Surround the Trees

Problem Description

There are a lot of trees in an area. A peasant wants to buy a rope to surround all these trees. So at first he must know the minimal required length of the rope. However, he does not know how to calculate it. Can you help him?
The diameter and length of the trees are omitted, which means a tree can be seen as a point. The thickness of the rope is also omitted which means a rope can be seen as a line.

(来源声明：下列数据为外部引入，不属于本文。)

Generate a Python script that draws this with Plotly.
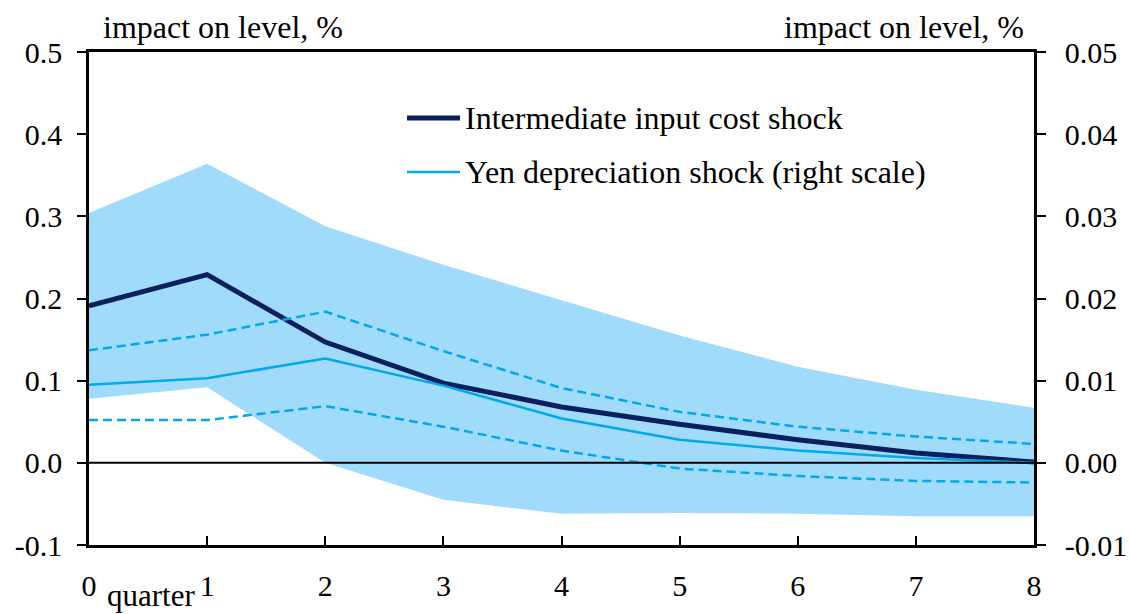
import plotly.graph_objects as go

quarters = [0, 1, 2, 3, 4, 5, 6, 7, 8]
# Intermediate input cost shock (left scale) and its band
input_cost = [0.191, 0.229, 0.147, 0.097, 0.068, 0.047, 0.028, 0.012, 0.001]
band_upper = [0.304, 0.364, 0.288, 0.241, 0.198, 0.155, 0.117, 0.089, 0.067]
band_lower = [0.078, 0.092, 0.000, -0.045, -0.062, -0.061, -0.062, -0.065, -0.065]
# Yen depreciation shock (right scale) and its band
yen = [0.0095, 0.0103, 0.0127, 0.0094, 0.0054, 0.0028, 0.0015, 0.0006, 0.0000]
yen_upper = [0.0137, 0.0156, 0.0184, 0.0136, 0.0091, 0.0062, 0.0044, 0.0032, 0.0023]
yen_lower = [0.0052, 0.0052, 0.0069, 0.0044, 0.0015, -0.0007, -0.0016, -0.0022, -0.0024]

left_ticks = [-0.1, 0.0, 0.1, 0.2, 0.3, 0.4, 0.5]
right_ticks = [-0.01, 0.0, 0.01, 0.02, 0.03, 0.04, 0.05]

NAVY = "#0b1f5c"
CYAN = "#00a9ec"
BAND = "#a1dbfc"
FONT = "Liberation Serif"
FS = 32
TF = dict(family=FONT, size=FS, color="black")
TKF = dict(family=FONT, size=30, color="black")

fig = go.Figure()
fig.add_trace(go.Scatter(x=quarters, y=band_lower, mode="lines", line=dict(width=0),
                         showlegend=False, hoverinfo="skip"))
fig.add_trace(go.Scatter(x=quarters, y=band_upper, mode="lines", line=dict(width=0),
                         fill="tonexty", fillcolor=BAND, showlegend=False, hoverinfo="skip"))
fig.add_trace(go.Scatter(x=quarters, y=yen_upper, mode="lines", yaxis="y2",
                         line=dict(color=CYAN, width=2.5, dash="9px,5px"), showlegend=False))
fig.add_trace(go.Scatter(x=quarters, y=yen_lower, mode="lines", yaxis="y2",
                         line=dict(color=CYAN, width=2.5, dash="9px,5px"), showlegend=False))
fig.add_trace(go.Scatter(x=quarters, y=yen, mode="lines", yaxis="y2",
                         line=dict(color=CYAN, width=2.5), showlegend=False))
fig.add_trace(go.Scatter(x=quarters, y=input_cost, mode="lines",
                         line=dict(color=NAVY, width=5), showlegend=False))

# zero line
fig.add_shape(type="line", xref="paper", yref="y", x0=0, x1=1, y0=0, y1=0,
              line=dict(color="black", width=2))

# legend (manual)
fig.add_shape(type="line", xref="paper", yref="paper", x0=(407-89)/945, x1=(460-89)/945,
              y0=(545-118)/493, y1=(545-118)/493, line=dict(color=NAVY, width=5))
fig.add_shape(type="line", xref="paper", yref="paper", x0=(407-89)/945, x1=(460-89)/945,
              y0=(545-172)/493, y1=(545-172)/493, line=dict(color=CYAN, width=2.5))
fig.add_annotation(text="Intermediate input cost shock", xref="paper", yref="paper",
                   x=(463-89)/945, y=(545-118)/493, xanchor="left", yanchor="middle",
                   showarrow=False, font=TF)
fig.add_annotation(text="Yen depreciation shock (right scale)", xref="paper", yref="paper",
                   x=(463-89)/945, y=(545-172)/493, xanchor="left", yanchor="middle",
                   showarrow=False, font=TF)

# axis captions
fig.add_annotation(text="impact on level, %", xref="paper", yref="paper",
                   x=(101-89)/945, y=(545-27)/493, xanchor="left", yanchor="middle",
                   showarrow=False, font=TF)
fig.add_annotation(text="impact on level, %", xref="paper", yref="paper",
                   x=(1026-89)/945, y=(545-27)/493, xanchor="right", yanchor="middle",
                   showarrow=False, font=TF)
fig.add_annotation(text="quarter", xref="paper", yref="paper",
                   x=(151-89)/945, y=-(595-545)/493, xanchor="center", yanchor="middle",
                   showarrow=False, font=dict(family=FONT, size=31, color="black"))

fig.update_layout(
    width=1130, height=614,
    margin=dict(l=89, r=96, t=52, b=69, autoexpand=False),
    paper_bgcolor="white", plot_bgcolor="white",
    font=TF,
    showlegend=False,
    xaxis=dict(range=[0, 8], tickvals=quarters, ticks="inside", ticklen=9, tickwidth=2,
               tickcolor="black", showline=True, linecolor="black", linewidth=2.5,
               mirror=True, showgrid=False, zeroline=False, tickfont=TKF,
               ticklabelstandoff=12, automargin=False),
    yaxis=dict(range=[-0.1, 0.5], tickvals=left_ticks, ticktext=[f"{v:.1f}" for v in left_ticks],
               ticks="outside", ticklen=9, tickwidth=2, tickcolor="black",
               showline=True, linecolor="black", linewidth=2.5, showgrid=False,
               zeroline=False, tickfont=TKF, ticklabelstandoff=9, automargin=False),
    yaxis2=dict(range=[-0.01, 0.05], tickvals=right_ticks,
                ticktext=[f"{v:.2f}" for v in right_ticks],
                overlaying="y", side="right", ticks="outside", ticklen=9, tickwidth=2,
                tickcolor="black", showline=True, linecolor="black", linewidth=2.5,
                showgrid=False, zeroline=False, tickfont=TKF, ticklabelstandoff=13,
                automargin=False),
)

fig.write_html("out.html", config={"displayModeBar": False},
               post_script="document.body.style.margin='0';document.body.style.overflow='hidden';")
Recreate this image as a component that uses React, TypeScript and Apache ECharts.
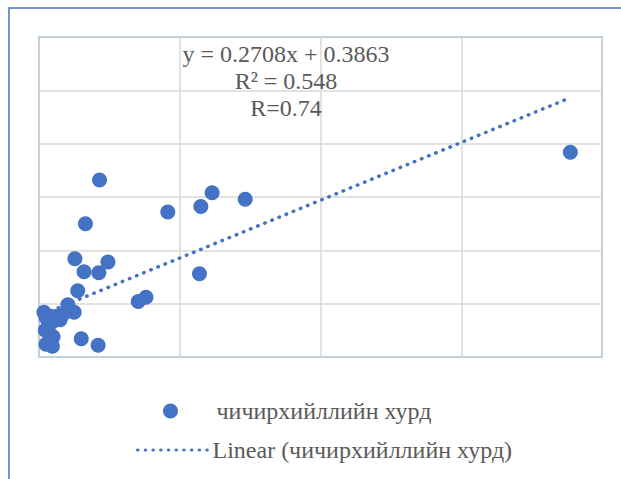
import React, { useEffect, useRef } from "react";
import * as echarts from "echarts";

// Measured points: x and y values of each observation
const xValues = [
  0.86, 0.66, 0.51, 0.98, 0.64, 0.85, 1.83, 2.3, 2.46, 2.93, 2.28, 1.41, 1.52,
  7.55, 0.55, 0.41, 0.5, 0.07, 0.1, 0.13, 0.19, 0.24, 0.3, 0.34, 0.09, 0.16,
  0.2, 0.1, 0.19, 0.6, 0.84,
];
const yValues = [
  1.66, 1.25, 0.92, 0.89, 0.8, 0.79, 1.36, 1.41, 1.54, 1.48, 0.78, 0.52, 0.56,
  1.92, 0.62, 0.49, 0.42, 0.42, 0.37, 0.29, 0.33, 0.38, 0.35, 0.4, 0.25, 0.21,
  0.19, 0.12, 0.1, 0.17, 0.11,
];

// Linear trend coefficients
const slope = 0.2708;
const intercept = 0.3863;
const rSquared = "0.548";
const rValue = "0.74";

const seriesName = "чичирхийллийн хурд";
const trendName = "Linear (чичирхийллийн хурд)";

const FONT = "'Liberation Serif', 'Times New Roman', serif";
const TEXT_COLOR = "#595959";
const BLUE = "#4472C4";

export default function App() {
  const ref = useRef<HTMLDivElement>(null);

  useEffect(() => {
    if (!ref.current) return;
    const chart = echarts.init(ref.current, null, { renderer: "svg" });

    const points = xValues.map((x, i) => [x, yValues[i]]);
    const xMin = Math.min(...xValues);
    const xMax = Math.max(...xValues);
    const trend = [
      [xMin, slope * xMin + intercept],
      [xMax, slope * xMax + intercept],
    ];

    chart.setOption({
      animation: false,
      backgroundColor: "#ffffff",
      grid: {
        left: 39,
        top: 37,
        right: 19,
        bottom: 122,
        show: true,
        borderColor: "#5B9BD5",
        borderWidth: 1.5,
        containLabel: false,
      },
      xAxis: {
        type: "value",
        min: 0,
        max: 8,
        interval: 2,
        axisLine: { show: false },
        axisTick: { show: false },
        axisLabel: { show: false },
        splitLine: { show: true, lineStyle: { color: "#D9D9D9", width: 1.5 } },
      },
      yAxis: {
        type: "value",
        min: 0,
        max: 3,
        interval: 0.5,
        axisLine: { show: false },
        axisTick: { show: false },
        axisLabel: { show: false },
        splitLine: { show: true, lineStyle: { color: "#D9D9D9", width: 1.5 } },
      },
      legend: [
        {
          data: [seriesName],
          left: 158,
          top: 394,
          itemWidth: 82,
          itemHeight: 15,
          textStyle: { color: TEXT_COLOR, fontFamily: FONT, fontSize: 24 },
        },
        {
          data: [trendName],
          left: 131,
          top: 433,
          itemWidth: 70,
          itemHeight: 15,
          itemStyle: { opacity: 0 },
          lineStyle: { width: 3, type: [0.5, 7.2], cap: "round" },
          textStyle: { color: TEXT_COLOR, fontFamily: FONT, fontSize: 24 },
        },
      ],
      graphic: [
        {
          type: "polyline",
          shape: {
            points: [
              [9, 500],
              [9, 8],
              [640, 8],
            ],
          },
          style: { stroke: BLUE, lineWidth: 1.5, fill: "none" },
          silent: true,
        },
        {
          type: "text",
          x: 286,
          y: 40,
          style: {
            text: `y = ${slope}x + ${intercept}\nR² = ${rSquared}\nR=${rValue}`,
            fill: TEXT_COLOR,
            font: `24px ${FONT}`,
            textAlign: "center",
            lineHeight: 27,
          },
          z: 10,
          silent: true,
        },
      ],
      series: [
        {
          name: trendName,
          type: "line",
          data: trend,
          symbol: "none",
          z: 2,
          color: BLUE,
          lineStyle: {
            color: BLUE,
            width: 3.5,
            type: [0.5, 7.2],
            cap: "round",
          },
        },
        {
          name: seriesName,
          type: "scatter",
          data: points,
          symbol: "circle",
          symbolSize: 15,
          z: 3,
          itemStyle: { color: BLUE, opacity: 1 },
        },
      ],
    });

    return () => chart.dispose();
  }, []);

  return (
    <div
      ref={ref}
      style={{ position: "fixed", left: 0, top: 0, width: 621, height: 479 }}
    />
  );
}
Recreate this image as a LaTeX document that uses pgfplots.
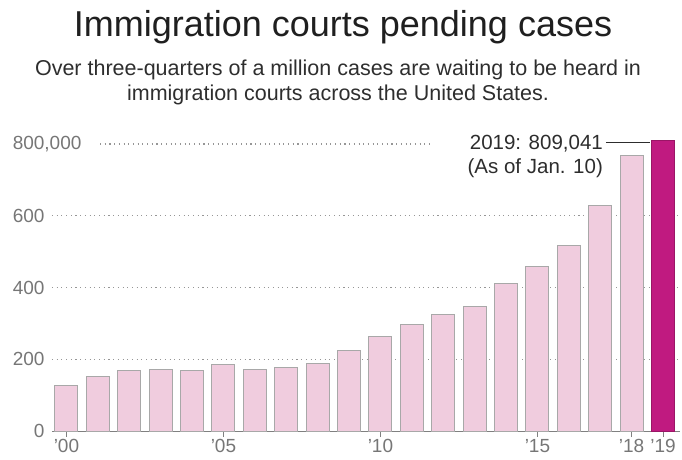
\documentclass[border=0pt]{standalone}
\usepackage{fontspec}
\setmainfont{Liberation Sans}
\usepackage{pgfplots}
\pgfplotsset{compat=1.18}
\definecolor{barpink}{RGB}{240,204,222}
\definecolor{barmag}{RGB}{192,26,128}
\definecolor{bargray}{RGB}{168,168,168}
\definecolor{ticklab}{RGB}{118,118,118}
\definecolor{gridc}{RGB}{150,150,150}
\definecolor{annot}{RGB}{45,45,45}
\begin{document}
\begin{tikzpicture}[x=1pt,y=1pt]
\useasboundingbox (0,0) rectangle (682,459);
\node[anchor=base, font=\fontsize{36}{40}\selectfont, text=black!88, inner sep=0pt] at (343,422) {Immigration courts pending cases};
\node[anchor=base, font=\fontsize{21.5}{25}\selectfont, text=black!82, inner sep=0pt] at (338,384) {Over three-quarters of a million cases are waiting to be heard in};
\node[anchor=base, font=\fontsize{21.5}{25}\selectfont, text=black!82, inner sep=0pt] at (338,359) {immigration courts across the United States.};
\begin{axis}[
  at={(52pt,28pt)}, anchor=south west, scale only axis,
  width=628.3pt, height=297.8pt,
  xmin=-0.46, xmax=19.55, ymin=0, ymax=830,
  axis x line*=bottom, axis y line*=left,
  x axis line style={draw=gray, line width=1pt, -},
  y axis line style={draw=none},
  xtick={0,5,10,15,18,19},
  xticklabels={'00,'05,'10,'15,'18,'19},
  ytick={0,200,400,600,800},
  yticklabels={0,200,400,600,{\rlap{800,000}\phantom{600}}},
  tick align=outside, major tick length=6pt,
  xtick style={draw=gray, line width=1pt},
  ytick style={draw=none},
  tick label style={font=\fontsize{19}{22}\selectfont, text=ticklab},
  yticklabel style={xshift=2pt},
  xticklabel style={yshift=1pt},
  clip=false,
]
\draw[gridc, line width=1.1pt, dash pattern=on 1.1pt off 3.6pt] (axis cs:-0.46,200) -- (axis cs:19.55,200);
\draw[gridc, line width=1.1pt, dash pattern=on 1.1pt off 3.6pt] (axis cs:-0.46,400) -- (axis cs:19.55,400);
\draw[gridc, line width=1.1pt, dash pattern=on 1.1pt off 3.6pt] (axis cs:-0.46,600) -- (axis cs:19.55,600);
\draw[gridc, line width=1.1pt, dash pattern=on 1.1pt off 3.6pt] (axis cs:1.07,800) -- (axis cs:11.67,800);
\addplot[ybar, bar shift=0pt, bar width=23pt, fill=barpink, draw=bargray, line width=0.9pt] coordinates {
(0,128) (1,151) (2,168) (3,171) (4,169) (5,185) (6,171) (7,176) (8,187) (9,225)
(10,264) (11,298) (12,326) (13,346) (14,410) (15,458) (16,517) (17,629) (18,769)
};
\addplot[ybar, bar shift=0pt, bar width=23pt, fill=barmag, draw=barmag!80!black, line width=0.9pt] coordinates {
(19,809)
};
\node[anchor=east, font=\fontsize{20.5}{24}\selectfont, text=annot, inner sep=0pt] at (axis cs:17.09,801) {2019: 809,041};
\draw[annot, line width=1pt] (axis cs:17.18,803) -- (axis cs:18.58,803);
\node[anchor=east, font=\fontsize{20.5}{24}\selectfont, text=annot, inner sep=0pt] at (axis cs:17.09,732) {(As of Jan. 10)};
\end{axis}
\end{tikzpicture}
\end{document}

There are no more than 100 trees.

Input

The input contains one or more data sets. At first line of each input data set is number of trees in this data set, it is followed by series of coordinates of the trees. Each coordinate is a positive integer pair, and each integer is less than 32767. Each pair is separated by blank.
Zero at line for number of trees terminates the input for your program.

Output

The minimal length of the rope. The precision should be 10^-2.

Sample Input

9
12 7
24 9
30 5
41 9
80 7
50 87
22 9
45 1
50 7
0

Sample Output

243.06

Source

Asia 1997, Shanghai (Mainland China)

题意

有n棵树，用一根绳子把他们都包起来，求绳子的长度。
凸包裸题。

思路

凸包，计算一下凸包之后的点集两点之间的坐标即可。

坑点

n=2的时候，正常绳子按照凸包算的话长度为 (点1 -> 点2) 的长度 + (点2 -> 点1)的长度。
实际上只用算一边的长度即可，不知道出题人怎么想的。
所以n=2的时候 答案需要除以2。

AC代码

#include <bits/stdc++.h>
using namespace std;
#define eps 0.000001
class Point
{
    public:
        double x, y;
        Point(double x = 0, double y = 0):x(x),y(y) {}
        Point operator + (Point a)
        {
            return Point(a.x + x,a.y + y);
        }
        Point operator - (Point a)
        {
            return Point(x - a.x, y - a.y);
        }
        bool operator < (const Point &a) const
        {
            if(x ==a.x)
                return y < a.y;
            return x < a.x;
        }
};

typedef Point Vector;

double cross(Vector a,Vector b)
{
    return a.x*b.y - a.y*b.x;
}

double dot(Vector a,Vector b)
{
    return a.x* b.x + a.y*b.y;
}

bool isclock(Point p0,Point p1,Point p2)
{
    Vector a = p1 - p0;
    Vector b = p2 - p0;
    if(cross(a,b) < -eps) return true;
    return false;
}

double getDistance(Point a,Point b)
{
    return sqrt(pow(a.x-b.x,2)+pow(a.y - b.y,2));
}

typedef vector<Point> Polygon;
Polygon andrewScan(Polygon s)
{
    Polygon u,l;
    if(s.size()<3) return s;
    sort(s.begin(),s.end());
    u.push_back(s[0]);
    u.push_back(s[1]);
    l.push_back(s[s.size() - 1]);
    l.push_back(s[s.size() - 2]);
    for(int i = 2 ; i < s.size() ; i++)
    {
        for(int n = u.size() ; n >= 2 && isclock(u[n-2],u[n-1],s[i])!=true; n--)
            u.pop_back();
        u.push_back(s[i]);
    }
    for(int i = s.size() - 3 ; i >= 0 ; i--)
    {
        for(int n = l.size() ; n >=2 && isclock(l[n-2],l[n-1],s[i])!=true ; n--)
            l.pop_back();
        l.push_back(s[i]);
    }
    //printf("yes\n");
    reverse(l.begin(),l.end());
    //for(auto &p : u) printf("%.2f %.2f\n",p.x,p.y);
    //printf("down\n");
    //for(auto &p : l) printf("%.2f %.2f\n",p.x,p.y);
    for(int i = u.size() - 2; i >= 1 ; i--) l.push_back(u[i]);
    return l;
}

int main(void)
{
    int n;
    while(scanf("%d",&n),n)
    {
        Polygon a;
        for(int i = 0 ; i < n ; i++)
        {
            Point t;
            scanf("%lf%lf",&t.x,&t.y);
            a.push_back(t);
        }
        a = andrewScan(a);
        //printf("yes\n");
        double ans = 0;
        ans += getDistance(a[1], a[0]);
        for(int i = 1 ; i < a.size() - 1 ; i++)
        {
            ans+=getDistance(a[i+1], a[i]);
        }
        ans += getDistance(a[0],a[a.size() - 1]);
        if(n!=2)
            printf("%.2f\n",ans);
        else
            printf("%.2f\n",ans/2);
    }
    return 0;
}